Give again, exactly as written, the lines of the records below from the line with "Convert this chart to D3.js code." to the line with "const W = 620, H = 350;". Both end lines count; pictures do not.

● **Material provided**:
================================

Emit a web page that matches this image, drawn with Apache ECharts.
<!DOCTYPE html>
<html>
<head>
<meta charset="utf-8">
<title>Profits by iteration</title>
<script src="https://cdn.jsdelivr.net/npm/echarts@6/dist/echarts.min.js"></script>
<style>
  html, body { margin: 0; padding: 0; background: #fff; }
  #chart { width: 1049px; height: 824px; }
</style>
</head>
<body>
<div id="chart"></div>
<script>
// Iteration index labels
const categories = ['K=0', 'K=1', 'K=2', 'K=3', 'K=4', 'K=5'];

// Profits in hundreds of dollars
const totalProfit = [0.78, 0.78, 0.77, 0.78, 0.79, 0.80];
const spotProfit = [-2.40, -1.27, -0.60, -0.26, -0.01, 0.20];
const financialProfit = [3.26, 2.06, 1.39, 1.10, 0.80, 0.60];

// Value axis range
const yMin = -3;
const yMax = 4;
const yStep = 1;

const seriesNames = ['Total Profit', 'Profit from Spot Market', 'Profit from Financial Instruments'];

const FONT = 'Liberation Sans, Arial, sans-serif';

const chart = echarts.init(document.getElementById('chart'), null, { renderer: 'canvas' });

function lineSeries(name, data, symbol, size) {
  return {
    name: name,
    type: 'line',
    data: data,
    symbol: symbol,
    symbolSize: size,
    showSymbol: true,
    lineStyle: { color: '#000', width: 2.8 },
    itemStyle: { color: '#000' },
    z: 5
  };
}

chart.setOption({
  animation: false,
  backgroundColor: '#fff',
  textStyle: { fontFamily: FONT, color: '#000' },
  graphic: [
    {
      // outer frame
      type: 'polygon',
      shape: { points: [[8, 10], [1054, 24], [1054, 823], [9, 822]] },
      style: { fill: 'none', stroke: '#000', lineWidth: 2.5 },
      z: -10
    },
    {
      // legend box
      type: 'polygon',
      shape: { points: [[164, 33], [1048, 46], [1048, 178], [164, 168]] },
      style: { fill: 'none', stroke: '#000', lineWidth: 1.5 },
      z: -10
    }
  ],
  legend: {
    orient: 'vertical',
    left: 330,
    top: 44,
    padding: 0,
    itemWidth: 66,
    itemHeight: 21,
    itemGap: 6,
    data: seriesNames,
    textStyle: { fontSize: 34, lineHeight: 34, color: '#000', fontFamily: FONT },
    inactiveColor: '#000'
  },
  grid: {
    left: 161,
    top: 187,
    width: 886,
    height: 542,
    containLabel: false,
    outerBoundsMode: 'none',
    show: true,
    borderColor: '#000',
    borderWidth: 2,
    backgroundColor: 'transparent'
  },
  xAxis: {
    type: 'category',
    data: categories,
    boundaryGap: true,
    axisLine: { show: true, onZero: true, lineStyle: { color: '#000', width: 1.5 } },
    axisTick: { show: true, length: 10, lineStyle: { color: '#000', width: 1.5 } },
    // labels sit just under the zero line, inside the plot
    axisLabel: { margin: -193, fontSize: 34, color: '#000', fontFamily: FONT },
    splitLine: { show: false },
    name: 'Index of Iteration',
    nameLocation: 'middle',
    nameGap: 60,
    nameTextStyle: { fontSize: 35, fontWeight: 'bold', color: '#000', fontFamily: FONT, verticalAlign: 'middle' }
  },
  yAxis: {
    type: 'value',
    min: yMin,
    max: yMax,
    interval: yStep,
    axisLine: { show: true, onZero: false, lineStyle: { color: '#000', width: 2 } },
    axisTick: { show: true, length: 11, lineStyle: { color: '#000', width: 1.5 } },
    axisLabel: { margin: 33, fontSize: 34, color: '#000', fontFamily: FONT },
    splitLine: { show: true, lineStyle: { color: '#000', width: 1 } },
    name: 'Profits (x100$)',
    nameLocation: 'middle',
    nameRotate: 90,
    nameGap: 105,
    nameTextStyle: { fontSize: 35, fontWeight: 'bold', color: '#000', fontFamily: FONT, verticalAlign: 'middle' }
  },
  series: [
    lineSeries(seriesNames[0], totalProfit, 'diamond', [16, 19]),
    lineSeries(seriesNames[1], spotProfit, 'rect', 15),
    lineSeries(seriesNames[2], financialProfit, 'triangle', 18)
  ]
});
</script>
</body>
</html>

================================

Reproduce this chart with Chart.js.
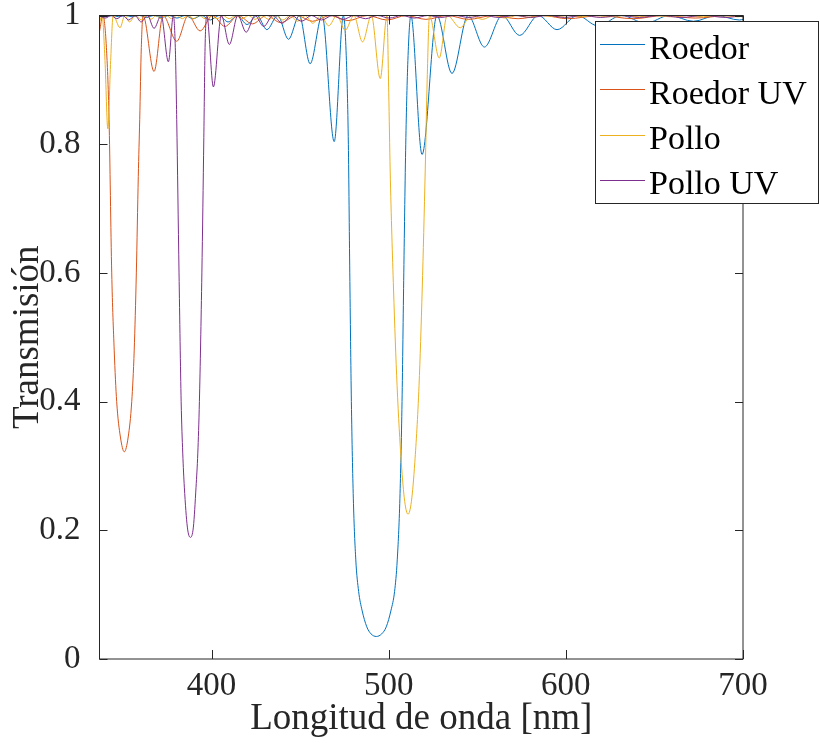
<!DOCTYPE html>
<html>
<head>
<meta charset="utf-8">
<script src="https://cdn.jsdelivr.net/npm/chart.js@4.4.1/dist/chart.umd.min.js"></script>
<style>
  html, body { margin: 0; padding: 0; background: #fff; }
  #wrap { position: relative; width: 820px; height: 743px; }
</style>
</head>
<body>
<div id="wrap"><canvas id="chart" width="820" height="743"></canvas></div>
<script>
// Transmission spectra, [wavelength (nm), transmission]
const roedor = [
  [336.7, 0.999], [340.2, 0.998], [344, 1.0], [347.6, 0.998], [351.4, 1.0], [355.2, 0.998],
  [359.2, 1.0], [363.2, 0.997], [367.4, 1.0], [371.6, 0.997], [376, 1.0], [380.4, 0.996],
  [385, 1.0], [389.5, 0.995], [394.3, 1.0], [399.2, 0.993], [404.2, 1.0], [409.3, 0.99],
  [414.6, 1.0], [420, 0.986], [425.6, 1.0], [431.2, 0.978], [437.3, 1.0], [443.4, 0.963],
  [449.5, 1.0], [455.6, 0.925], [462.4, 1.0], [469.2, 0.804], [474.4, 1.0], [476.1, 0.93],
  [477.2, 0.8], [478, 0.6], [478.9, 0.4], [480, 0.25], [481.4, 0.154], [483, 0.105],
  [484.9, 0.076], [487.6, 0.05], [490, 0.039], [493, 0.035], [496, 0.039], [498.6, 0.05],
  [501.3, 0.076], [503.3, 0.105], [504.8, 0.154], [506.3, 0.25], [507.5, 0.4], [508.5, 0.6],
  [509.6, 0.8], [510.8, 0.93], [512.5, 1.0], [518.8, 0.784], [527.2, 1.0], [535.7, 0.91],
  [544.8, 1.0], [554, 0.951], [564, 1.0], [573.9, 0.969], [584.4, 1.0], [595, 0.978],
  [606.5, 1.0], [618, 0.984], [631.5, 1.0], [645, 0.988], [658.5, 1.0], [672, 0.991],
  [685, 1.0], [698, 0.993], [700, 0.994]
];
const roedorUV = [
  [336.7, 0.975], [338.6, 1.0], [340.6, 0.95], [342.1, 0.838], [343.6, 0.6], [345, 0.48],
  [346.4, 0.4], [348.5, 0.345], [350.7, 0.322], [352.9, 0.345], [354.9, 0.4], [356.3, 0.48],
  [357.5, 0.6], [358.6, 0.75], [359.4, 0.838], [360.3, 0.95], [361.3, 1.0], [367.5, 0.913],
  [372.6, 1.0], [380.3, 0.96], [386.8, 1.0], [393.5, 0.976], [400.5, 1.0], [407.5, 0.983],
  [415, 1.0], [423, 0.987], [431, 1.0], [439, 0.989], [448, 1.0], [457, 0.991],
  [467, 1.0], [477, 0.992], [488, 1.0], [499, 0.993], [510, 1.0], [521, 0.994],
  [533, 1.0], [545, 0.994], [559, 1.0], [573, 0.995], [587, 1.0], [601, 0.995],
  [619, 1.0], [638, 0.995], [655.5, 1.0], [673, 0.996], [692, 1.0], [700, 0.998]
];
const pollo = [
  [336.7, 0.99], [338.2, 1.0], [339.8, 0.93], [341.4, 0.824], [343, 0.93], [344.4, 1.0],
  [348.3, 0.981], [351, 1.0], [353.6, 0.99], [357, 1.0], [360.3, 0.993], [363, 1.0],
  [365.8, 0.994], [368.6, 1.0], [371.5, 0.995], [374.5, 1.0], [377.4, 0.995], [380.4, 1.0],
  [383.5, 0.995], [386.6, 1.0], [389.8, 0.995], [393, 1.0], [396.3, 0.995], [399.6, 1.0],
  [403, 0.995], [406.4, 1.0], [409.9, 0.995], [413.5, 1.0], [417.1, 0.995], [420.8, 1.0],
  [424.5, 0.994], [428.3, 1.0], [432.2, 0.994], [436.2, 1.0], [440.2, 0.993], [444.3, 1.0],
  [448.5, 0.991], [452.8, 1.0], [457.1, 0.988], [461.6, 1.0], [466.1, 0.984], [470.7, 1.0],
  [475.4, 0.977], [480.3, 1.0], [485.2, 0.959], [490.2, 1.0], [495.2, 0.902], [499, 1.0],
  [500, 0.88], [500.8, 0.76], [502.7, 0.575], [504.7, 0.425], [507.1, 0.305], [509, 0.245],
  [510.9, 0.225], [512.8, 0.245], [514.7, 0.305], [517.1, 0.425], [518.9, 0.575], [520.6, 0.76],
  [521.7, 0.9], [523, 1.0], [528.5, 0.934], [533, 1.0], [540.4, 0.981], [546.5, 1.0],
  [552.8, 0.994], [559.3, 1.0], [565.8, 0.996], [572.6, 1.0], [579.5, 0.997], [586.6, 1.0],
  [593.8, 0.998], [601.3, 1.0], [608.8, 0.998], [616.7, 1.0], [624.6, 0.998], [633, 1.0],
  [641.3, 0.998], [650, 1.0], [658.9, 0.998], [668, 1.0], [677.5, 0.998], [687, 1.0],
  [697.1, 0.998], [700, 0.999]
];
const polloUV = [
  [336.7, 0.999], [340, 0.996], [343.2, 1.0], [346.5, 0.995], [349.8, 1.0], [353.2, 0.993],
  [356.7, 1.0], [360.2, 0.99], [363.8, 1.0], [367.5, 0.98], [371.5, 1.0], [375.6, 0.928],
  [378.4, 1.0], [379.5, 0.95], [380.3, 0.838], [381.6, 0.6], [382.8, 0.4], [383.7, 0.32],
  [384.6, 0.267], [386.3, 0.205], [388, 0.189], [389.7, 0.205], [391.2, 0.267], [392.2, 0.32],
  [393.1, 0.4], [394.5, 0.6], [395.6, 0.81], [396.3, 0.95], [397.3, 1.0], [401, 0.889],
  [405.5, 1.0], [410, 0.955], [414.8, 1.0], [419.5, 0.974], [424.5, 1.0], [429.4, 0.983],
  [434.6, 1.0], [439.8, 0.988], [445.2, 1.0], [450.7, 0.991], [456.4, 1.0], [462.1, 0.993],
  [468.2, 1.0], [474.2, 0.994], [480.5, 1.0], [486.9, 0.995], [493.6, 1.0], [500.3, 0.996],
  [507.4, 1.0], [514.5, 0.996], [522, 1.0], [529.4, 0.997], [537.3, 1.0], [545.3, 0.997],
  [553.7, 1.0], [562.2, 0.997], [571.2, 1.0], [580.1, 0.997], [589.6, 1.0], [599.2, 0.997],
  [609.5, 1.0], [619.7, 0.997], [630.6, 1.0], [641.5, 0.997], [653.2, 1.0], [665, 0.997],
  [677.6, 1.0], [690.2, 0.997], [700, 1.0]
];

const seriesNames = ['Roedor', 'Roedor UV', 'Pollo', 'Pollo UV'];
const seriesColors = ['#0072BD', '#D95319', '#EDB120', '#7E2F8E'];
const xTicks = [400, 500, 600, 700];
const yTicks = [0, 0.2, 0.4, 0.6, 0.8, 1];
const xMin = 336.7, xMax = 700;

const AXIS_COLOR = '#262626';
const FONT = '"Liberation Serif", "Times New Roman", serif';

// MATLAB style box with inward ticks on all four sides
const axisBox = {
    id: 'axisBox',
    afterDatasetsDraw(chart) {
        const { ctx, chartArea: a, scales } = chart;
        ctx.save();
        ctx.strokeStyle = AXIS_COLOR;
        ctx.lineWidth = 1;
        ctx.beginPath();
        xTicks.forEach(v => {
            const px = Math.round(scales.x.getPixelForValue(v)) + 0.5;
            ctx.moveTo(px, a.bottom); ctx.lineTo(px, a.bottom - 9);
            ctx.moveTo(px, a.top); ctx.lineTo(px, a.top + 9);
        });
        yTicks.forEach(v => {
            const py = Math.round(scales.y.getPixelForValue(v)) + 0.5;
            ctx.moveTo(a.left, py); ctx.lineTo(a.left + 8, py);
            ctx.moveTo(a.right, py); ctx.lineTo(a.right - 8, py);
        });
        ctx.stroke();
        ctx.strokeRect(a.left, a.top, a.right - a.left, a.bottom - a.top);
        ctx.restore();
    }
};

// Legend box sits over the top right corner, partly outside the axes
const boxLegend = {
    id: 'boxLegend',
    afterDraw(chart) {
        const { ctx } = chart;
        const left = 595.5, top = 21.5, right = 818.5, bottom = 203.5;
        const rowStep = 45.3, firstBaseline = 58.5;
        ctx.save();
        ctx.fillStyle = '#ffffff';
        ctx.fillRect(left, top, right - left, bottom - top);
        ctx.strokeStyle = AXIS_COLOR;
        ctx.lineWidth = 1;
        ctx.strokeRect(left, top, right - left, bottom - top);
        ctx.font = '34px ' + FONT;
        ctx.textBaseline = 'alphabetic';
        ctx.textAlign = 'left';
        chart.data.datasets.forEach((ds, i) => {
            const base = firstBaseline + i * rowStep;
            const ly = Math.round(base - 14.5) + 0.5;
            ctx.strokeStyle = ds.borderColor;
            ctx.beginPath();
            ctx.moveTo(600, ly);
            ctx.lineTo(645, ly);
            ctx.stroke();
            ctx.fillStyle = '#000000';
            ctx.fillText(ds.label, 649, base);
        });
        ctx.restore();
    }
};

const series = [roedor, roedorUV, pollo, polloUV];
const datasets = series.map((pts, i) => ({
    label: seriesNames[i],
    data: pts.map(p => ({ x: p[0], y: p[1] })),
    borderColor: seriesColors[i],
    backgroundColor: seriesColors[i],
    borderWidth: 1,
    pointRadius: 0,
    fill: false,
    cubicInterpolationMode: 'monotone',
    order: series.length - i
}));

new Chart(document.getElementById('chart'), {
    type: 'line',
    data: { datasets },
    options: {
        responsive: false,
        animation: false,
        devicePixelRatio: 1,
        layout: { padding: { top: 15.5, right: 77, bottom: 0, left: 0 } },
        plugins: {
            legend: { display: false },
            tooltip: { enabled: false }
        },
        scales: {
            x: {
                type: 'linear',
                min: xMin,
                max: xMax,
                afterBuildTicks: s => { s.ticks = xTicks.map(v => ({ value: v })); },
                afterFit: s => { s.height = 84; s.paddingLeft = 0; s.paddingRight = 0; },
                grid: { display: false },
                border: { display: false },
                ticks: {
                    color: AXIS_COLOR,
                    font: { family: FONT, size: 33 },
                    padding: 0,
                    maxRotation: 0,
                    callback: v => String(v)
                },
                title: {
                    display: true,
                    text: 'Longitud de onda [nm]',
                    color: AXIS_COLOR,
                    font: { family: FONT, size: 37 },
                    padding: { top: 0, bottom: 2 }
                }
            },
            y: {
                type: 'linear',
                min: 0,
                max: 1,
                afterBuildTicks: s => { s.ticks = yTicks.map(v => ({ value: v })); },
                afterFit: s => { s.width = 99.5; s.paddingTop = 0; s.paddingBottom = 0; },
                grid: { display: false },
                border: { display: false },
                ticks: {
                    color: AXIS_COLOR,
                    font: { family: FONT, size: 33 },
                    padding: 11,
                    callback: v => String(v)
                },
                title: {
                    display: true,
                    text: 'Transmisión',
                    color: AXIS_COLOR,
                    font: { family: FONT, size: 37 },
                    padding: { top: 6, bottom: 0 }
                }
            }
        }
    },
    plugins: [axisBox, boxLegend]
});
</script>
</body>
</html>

================================

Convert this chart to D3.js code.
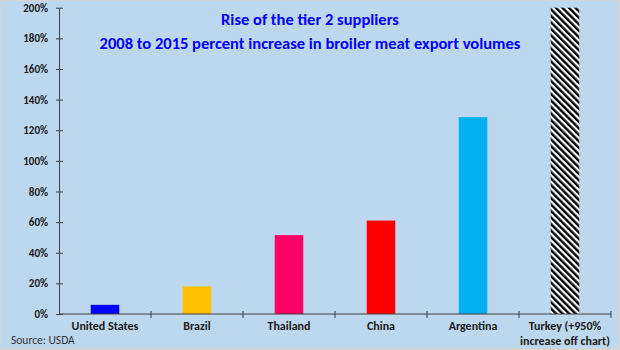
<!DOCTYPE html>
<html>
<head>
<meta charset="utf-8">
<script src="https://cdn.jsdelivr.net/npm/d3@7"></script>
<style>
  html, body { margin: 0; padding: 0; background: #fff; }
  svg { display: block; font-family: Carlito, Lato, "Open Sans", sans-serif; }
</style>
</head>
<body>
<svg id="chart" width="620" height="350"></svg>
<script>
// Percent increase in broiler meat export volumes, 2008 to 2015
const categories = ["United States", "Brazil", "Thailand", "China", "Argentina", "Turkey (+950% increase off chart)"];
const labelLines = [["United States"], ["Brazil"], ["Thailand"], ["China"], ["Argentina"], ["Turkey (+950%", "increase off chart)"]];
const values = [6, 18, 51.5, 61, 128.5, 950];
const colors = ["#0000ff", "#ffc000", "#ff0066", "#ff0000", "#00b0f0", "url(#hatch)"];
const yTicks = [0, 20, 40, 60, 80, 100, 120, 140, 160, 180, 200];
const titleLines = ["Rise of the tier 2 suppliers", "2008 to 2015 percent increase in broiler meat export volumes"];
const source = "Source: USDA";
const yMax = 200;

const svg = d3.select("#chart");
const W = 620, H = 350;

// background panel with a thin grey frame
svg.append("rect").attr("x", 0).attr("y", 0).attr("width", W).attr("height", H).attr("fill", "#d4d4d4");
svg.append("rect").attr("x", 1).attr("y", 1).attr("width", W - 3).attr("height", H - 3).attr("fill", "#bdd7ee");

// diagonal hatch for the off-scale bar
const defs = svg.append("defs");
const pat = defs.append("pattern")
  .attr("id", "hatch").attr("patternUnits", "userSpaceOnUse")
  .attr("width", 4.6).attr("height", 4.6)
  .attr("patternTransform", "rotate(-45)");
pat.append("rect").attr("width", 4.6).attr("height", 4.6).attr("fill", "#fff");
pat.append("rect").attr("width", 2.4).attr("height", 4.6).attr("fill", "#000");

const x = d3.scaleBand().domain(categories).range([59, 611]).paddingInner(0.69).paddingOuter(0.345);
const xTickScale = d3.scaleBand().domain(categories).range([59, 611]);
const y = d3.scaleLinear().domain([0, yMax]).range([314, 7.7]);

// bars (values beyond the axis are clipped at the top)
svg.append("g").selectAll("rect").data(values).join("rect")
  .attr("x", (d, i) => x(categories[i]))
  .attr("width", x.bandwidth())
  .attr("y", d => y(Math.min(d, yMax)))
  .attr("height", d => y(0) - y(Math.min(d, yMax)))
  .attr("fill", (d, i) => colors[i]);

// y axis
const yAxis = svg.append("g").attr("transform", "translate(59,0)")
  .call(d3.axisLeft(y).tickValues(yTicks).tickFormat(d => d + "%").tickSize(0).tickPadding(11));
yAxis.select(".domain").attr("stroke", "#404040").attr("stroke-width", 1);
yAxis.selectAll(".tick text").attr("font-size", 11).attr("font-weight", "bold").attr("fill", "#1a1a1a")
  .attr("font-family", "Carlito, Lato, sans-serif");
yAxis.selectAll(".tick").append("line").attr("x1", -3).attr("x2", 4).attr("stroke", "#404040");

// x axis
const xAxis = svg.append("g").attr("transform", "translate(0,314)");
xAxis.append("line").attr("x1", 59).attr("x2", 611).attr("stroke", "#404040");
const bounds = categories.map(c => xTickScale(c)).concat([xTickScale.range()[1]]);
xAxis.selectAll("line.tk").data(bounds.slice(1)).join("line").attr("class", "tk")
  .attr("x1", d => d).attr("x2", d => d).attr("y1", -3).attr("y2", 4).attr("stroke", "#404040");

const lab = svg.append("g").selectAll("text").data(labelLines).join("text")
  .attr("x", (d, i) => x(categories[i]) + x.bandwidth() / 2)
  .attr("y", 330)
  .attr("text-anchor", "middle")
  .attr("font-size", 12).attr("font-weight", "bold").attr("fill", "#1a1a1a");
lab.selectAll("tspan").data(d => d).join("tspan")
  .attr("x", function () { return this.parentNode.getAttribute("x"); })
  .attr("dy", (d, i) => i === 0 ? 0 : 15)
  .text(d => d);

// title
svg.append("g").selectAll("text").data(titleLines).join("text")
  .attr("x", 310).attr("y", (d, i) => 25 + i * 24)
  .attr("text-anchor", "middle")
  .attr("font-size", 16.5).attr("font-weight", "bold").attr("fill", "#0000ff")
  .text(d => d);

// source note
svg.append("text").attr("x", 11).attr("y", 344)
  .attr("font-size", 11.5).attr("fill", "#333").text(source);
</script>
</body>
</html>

================================

● **Finished exercise**:
Convert this chart to D3.js code.
<!DOCTYPE html>
<html>
<head>
<meta charset="utf-8">
<script src="https://cdn.jsdelivr.net/npm/d3@7"></script>
<style>
  html, body { margin: 0; padding: 0; background: #fff; }
  svg { display: block; font-family: Carlito, Lato, "Open Sans", sans-serif; }
</style>
</head>
<body>
<svg id="chart" width="620" height="350"></svg>
<script>
// Percent increase in broiler meat export volumes, 2008 to 2015
const categories = ["United States", "Brazil", "Thailand", "China", "Argentina", "Turkey (+950% increase off chart)"];
const labelLines = [["United States"], ["Brazil"], ["Thailand"], ["China"], ["Argentina"], ["Turkey (+950%", "increase off chart)"]];
const values = [6, 18, 51.5, 61, 128.5, 950];
const colors = ["#0000ff", "#ffc000", "#ff0066", "#ff0000", "#00b0f0", "url(#hatch)"];
const yTicks = [0, 20, 40, 60, 80, 100, 120, 140, 160, 180, 200];
const titleLines = ["Rise of the tier 2 suppliers", "2008 to 2015 percent increase in broiler meat export volumes"];
const source = "Source: USDA";
const yMax = 200;

const svg = d3.select("#chart");
const W = 620, H = 350;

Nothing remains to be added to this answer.